As such, N-types of any variety are likely to be a great match with ENFPs. This central communication style, focusing on abstract concepts and symbolism through intuition, allows ENFPs to understand where other N-types are coming from.
With other E-types, ENFPs are likely to feel emotionally charged and sociable. The potential for conflict only arises if their partner has friends that the ENFP themselves doesn’t like. However, I-types offer a chance for deeper emotional connections and conversation that the ENFP themself may not be experienced with. I-types, in turn, can feel supported or receive benefits from the ENFP’s gregariousness, gaining friends and loved ones through their expanded social network.
ENFPs also work well with other P-types, as both individuals will likely appreciate novelty and new experiences. However, both individuals may be drained after trying multiple things or might not be able to settle on certain big decisions, intensifying each other’s indecisiveness.
Thus, J-types are usually a great match with ENFPs. In this case, both personality types are complementary to one another; the ENFP provides the J-type with a little spice to their life while the J-type helps ground the ENFP and make decisions when necessary.

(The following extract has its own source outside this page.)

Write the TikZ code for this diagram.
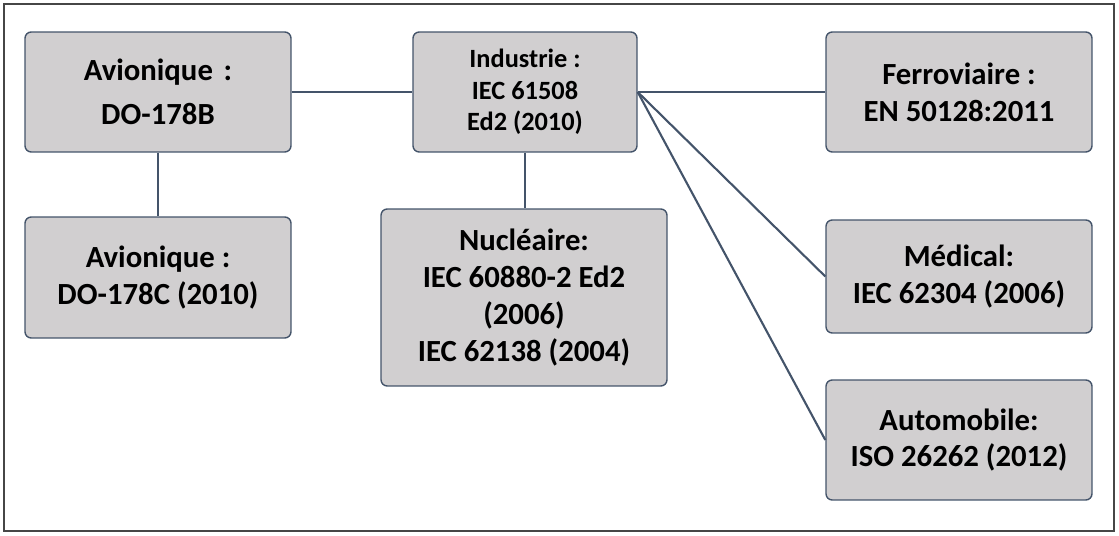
\documentclass[tikz,border=0pt]{standalone}
\usepackage{fontspec}
\setmainfont{Carlito}
\definecolor{boxgray}{RGB}{209, 207, 208}
\definecolor{slate1}{RGB}{68, 84, 106}
\definecolor{frame1}{RGB}{70, 70, 70}
\usetikzlibrary{positioning}

\begin{document}
\begin{tikzpicture}[
  x=0.02cm, y=-0.02cm,
  nbox/.style={draw=slate1, fill=boxgray, line width=0.8pt, rounded corners=3.5pt, minimum width=5.32cm, minimum height=2.4cm, align=center, font=\fontsize{17.5}{21}\selectfont\bfseries, inner sep=2pt},
  link/.style={draw=slate1, line width=1.2pt}
]
  \useasboundingbox (0,0) rectangle (1119,536);
  \draw[frame1, line width=0.8pt] (4,4) rectangle (1114,531);

  % left column
  \node[nbox, font=\fontsize{17.5}{25}\selectfont\bfseries] (avB) at (158, 92) {Avionique\hspace{0.35em}:\\DO-178B};
  \node[nbox, minimum height=2.42cm] (avC) at (158, 277.5) {Avionique :\\DO-178C (2010)};

  % middle column
  \node[nbox, minimum width=4.48cm, font=\fontsize{15}{18}\selectfont\bfseries] (ind) at (525, 92) {Industrie :\\IEC 61508\\Ed2 (2010)};
  \node[nbox, minimum width=5.72cm, minimum height=3.54cm, font=\fontsize{17.5}{21}\selectfont\bfseries] (nuc) at (524, 297.5) {Nucléaire:\\IEC 60880-2 Ed2\\(2006)\\IEC 62138 (2004)};

  % right column
  \node[nbox] (fer) at (959, 92) {Ferroviaire :\\EN 50128:2011};
  \node[nbox, minimum height=2.26cm] (med) at (959, 276.5) {Médical:\\IEC 62304 (2006)};
  \node[nbox] (aut) at (959, 440) {Automobile:\\ISO 26262 (2012)};

  % connectors
  \draw[link] (avB.east) -- (ind.west);
  \draw[link] (avB.south) -- (avC.north);
  \draw[link] (ind.south) -- (ind.south |- nuc.north);
  \draw[link] (ind.east) -- (fer.west);
  \draw[link] (ind.east) -- (med.west);
  \draw[link] (ind.east) -- (aut.west);
\end{tikzpicture}
\end{document}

All in all, top personality types an ENFP looking to date include:
The ENFP is one of the rarest personality types in the world and has a lot to offer any romantic partner or potential friend. Once they give out their affection, they tend to be loyal and loving and every relationship is filled with creativity and excitement. They’ll make wonderful partners for the majority of individuals, especially if their partner can navigate emotional conflicts or conversations with sophistication and insight.